## Task details
Set down, exactly as written, the lines from the top of the data to the line that holds "(0,0) rectangle (599,364);", and omit the pictures.
+ + + + +
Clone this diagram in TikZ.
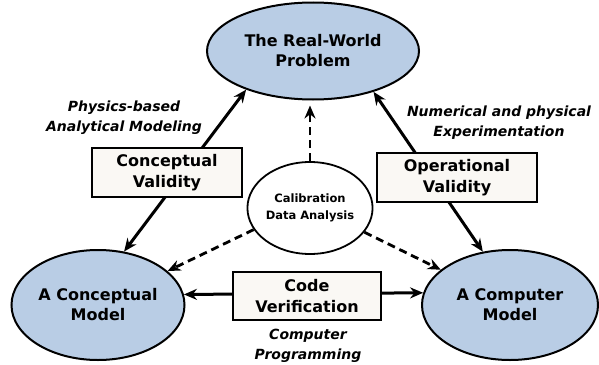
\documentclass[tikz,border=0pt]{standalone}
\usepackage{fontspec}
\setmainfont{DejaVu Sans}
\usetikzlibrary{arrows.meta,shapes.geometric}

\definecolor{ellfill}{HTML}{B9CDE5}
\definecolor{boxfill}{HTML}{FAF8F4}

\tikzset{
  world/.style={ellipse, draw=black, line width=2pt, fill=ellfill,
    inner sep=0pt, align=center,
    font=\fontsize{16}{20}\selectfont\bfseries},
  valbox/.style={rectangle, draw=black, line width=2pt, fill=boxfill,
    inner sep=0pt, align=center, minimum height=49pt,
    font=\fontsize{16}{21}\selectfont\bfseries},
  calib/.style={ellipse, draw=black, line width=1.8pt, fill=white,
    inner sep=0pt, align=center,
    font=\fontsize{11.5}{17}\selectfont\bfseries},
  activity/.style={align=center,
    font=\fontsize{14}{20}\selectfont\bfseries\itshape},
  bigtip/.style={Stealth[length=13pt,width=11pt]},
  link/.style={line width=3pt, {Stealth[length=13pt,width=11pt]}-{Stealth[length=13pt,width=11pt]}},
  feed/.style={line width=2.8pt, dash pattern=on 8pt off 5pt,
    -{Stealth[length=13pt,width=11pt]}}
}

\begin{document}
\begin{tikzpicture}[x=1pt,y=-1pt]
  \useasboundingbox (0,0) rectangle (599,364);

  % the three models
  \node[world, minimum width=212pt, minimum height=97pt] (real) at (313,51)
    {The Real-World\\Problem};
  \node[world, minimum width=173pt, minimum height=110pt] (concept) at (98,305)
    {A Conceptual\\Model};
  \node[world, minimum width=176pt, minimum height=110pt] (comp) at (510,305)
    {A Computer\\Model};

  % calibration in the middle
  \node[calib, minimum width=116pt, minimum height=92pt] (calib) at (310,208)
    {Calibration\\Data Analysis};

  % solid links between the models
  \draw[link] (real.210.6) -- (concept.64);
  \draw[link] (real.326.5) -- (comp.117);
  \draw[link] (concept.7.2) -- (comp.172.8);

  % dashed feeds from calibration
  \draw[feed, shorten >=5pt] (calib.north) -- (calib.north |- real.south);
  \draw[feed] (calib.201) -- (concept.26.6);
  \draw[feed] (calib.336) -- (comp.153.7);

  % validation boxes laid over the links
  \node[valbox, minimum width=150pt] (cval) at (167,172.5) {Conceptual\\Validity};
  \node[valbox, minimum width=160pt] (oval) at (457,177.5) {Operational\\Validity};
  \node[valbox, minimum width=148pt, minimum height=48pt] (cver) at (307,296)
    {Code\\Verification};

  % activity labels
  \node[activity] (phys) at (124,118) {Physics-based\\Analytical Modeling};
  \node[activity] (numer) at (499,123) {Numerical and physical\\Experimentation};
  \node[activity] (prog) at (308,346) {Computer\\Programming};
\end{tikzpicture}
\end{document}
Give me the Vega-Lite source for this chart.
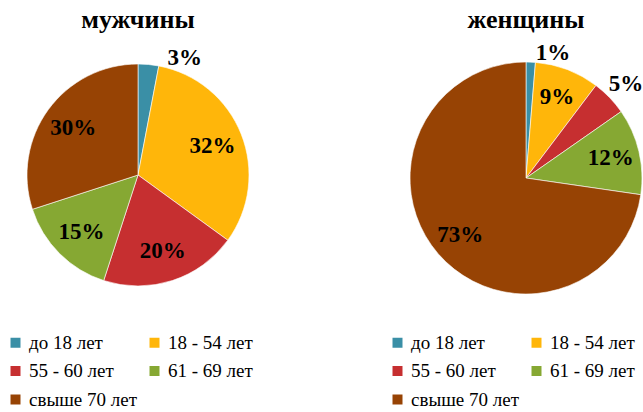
+ + + + +
## Final answer
Clone this diagram in TikZ.
\documentclass[tikz,border=0pt]{standalone}
\usepackage{fontspec}
\setmainfont{DejaVu Sans}
\usetikzlibrary{arrows.meta,shapes.geometric}

\definecolor{ellfill}{HTML}{B9CDE5}
\definecolor{boxfill}{HTML}{FAF8F4}

\tikzset{
  world/.style={ellipse, draw=black, line width=2pt, fill=ellfill,
    inner sep=0pt, align=center,
    font=\fontsize{16}{20}\selectfont\bfseries},
  valbox/.style={rectangle, draw=black, line width=2pt, fill=boxfill,
    inner sep=0pt, align=center, minimum height=49pt,
    font=\fontsize{16}{21}\selectfont\bfseries},
  calib/.style={ellipse, draw=black, line width=1.8pt, fill=white,
    inner sep=0pt, align=center,
    font=\fontsize{11.5}{17}\selectfont\bfseries},
  activity/.style={align=center,
    font=\fontsize{14}{20}\selectfont\bfseries\itshape},
  bigtip/.style={Stealth[length=13pt,width=11pt]},
  link/.style={line width=3pt, {Stealth[length=13pt,width=11pt]}-{Stealth[length=13pt,width=11pt]}},
  feed/.style={line width=2.8pt, dash pattern=on 8pt off 5pt,
    -{Stealth[length=13pt,width=11pt]}}
}

\begin{document}
\begin{tikzpicture}[x=1pt,y=-1pt]
  \useasboundingbox (0,0) rectangle (599,364);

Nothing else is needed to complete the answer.